As I expected, your comment isn't really confined to kidneys and transplants, but I will give you a brief answer.
What we know, is that people in Iran can sell organs to those that need them, and the system appears to work very well. Unlike most other countries, there are no large numbers of people waiting for kidneys, and few, if any, dying while waiting for them. Supply and demand are working, when allowed to.
well.. no.. my comments ARE restricted to kidney transplants and I do agree that the current approach is not a good one and that there has to be a better way.
I would not point to Iran as a model though...
but you would think that somewhere in the world there are other systems that work maybe differently.
My attitude is that just understanding how other countries do it differently might help develop a deeper understanding.
I'm not familiar with Iran nor Israel's approaches.. but for that matter not Europe or Asia either.
"And are endowed by their creator with...two kidneys"...
Oh my ron h! Now that was just outstanding!
sethstorm's comment (a good one at that!) brought something else to mind, how many people get the uncomfortable feeling that selling organs might be somehow just a short step from cannibalism?...:-)
I've see stranger leaps of logic in my lifetime...
"I would not point to Iran as a model though..."
The Iranian "model" of paying donors for their kidneys provides a sufficient supply to meet demand.
The illegality of this market in much of the rest of the world keeps supply way below demand, so that people who would otherwise be saved, are allowed to die.
What else would you need to know about it?
"but you would think that somewhere in the world there are other systems that work maybe differently."
Systems? There are either enough donors because they are incented to provide a kidney, or there aren't. Payment seems to provide a big incentive.
The Isreali system appears to provide payment to donors in the form of preferential medical treatment. There are some obvious limits to this idea.
juandos: "how many people get the uncomfortable feeling that selling organs might be somehow just a short step from cannibalism?...:-)"

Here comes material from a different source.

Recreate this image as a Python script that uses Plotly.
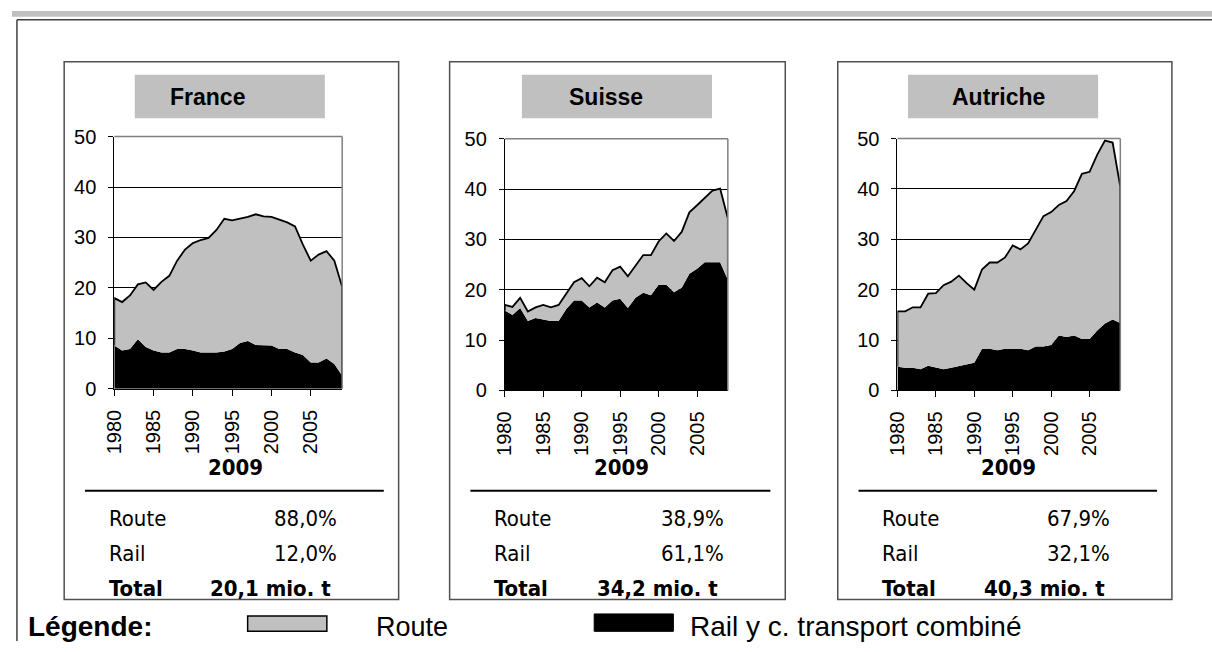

Soylent Green Is People. :)
I can already give away an organ, why can't I sell it?
Also morganovich's example of a woman selling eggs is closer to an organ sale than hair or blood. Eggs aren't replaced either.
"I can already give away an organ, why can't I sell it?"...
Well ron h I would say that there are to many liberal-progressives calling the shots from the local level to the national level...
I don't know about where you're at but some of the state government's finest employees work the DMC racket here in Missouri and wow do they give you the 'evil eye' if you don't check off on the 'voluntary' organ donation line when renewing the driver's license...
juandos: "I don't know about where you're at but some of the state government's finest employees work the DMC racket here in Missouri and wow do they give you the 'evil eye' if you don't check off on the 'voluntary' organ donation line when renewing the driver's license..."
You must not be aware that it doesn't count if you cross your fingers behind your back while checking off the donor box.
I thought evil eye was the only look available to DMV employees. I've never seen anything else.
I also suspect that if you got a better offer for your kidneys, and made another arrangement, it would override the State's right to direct the use of your kidneys.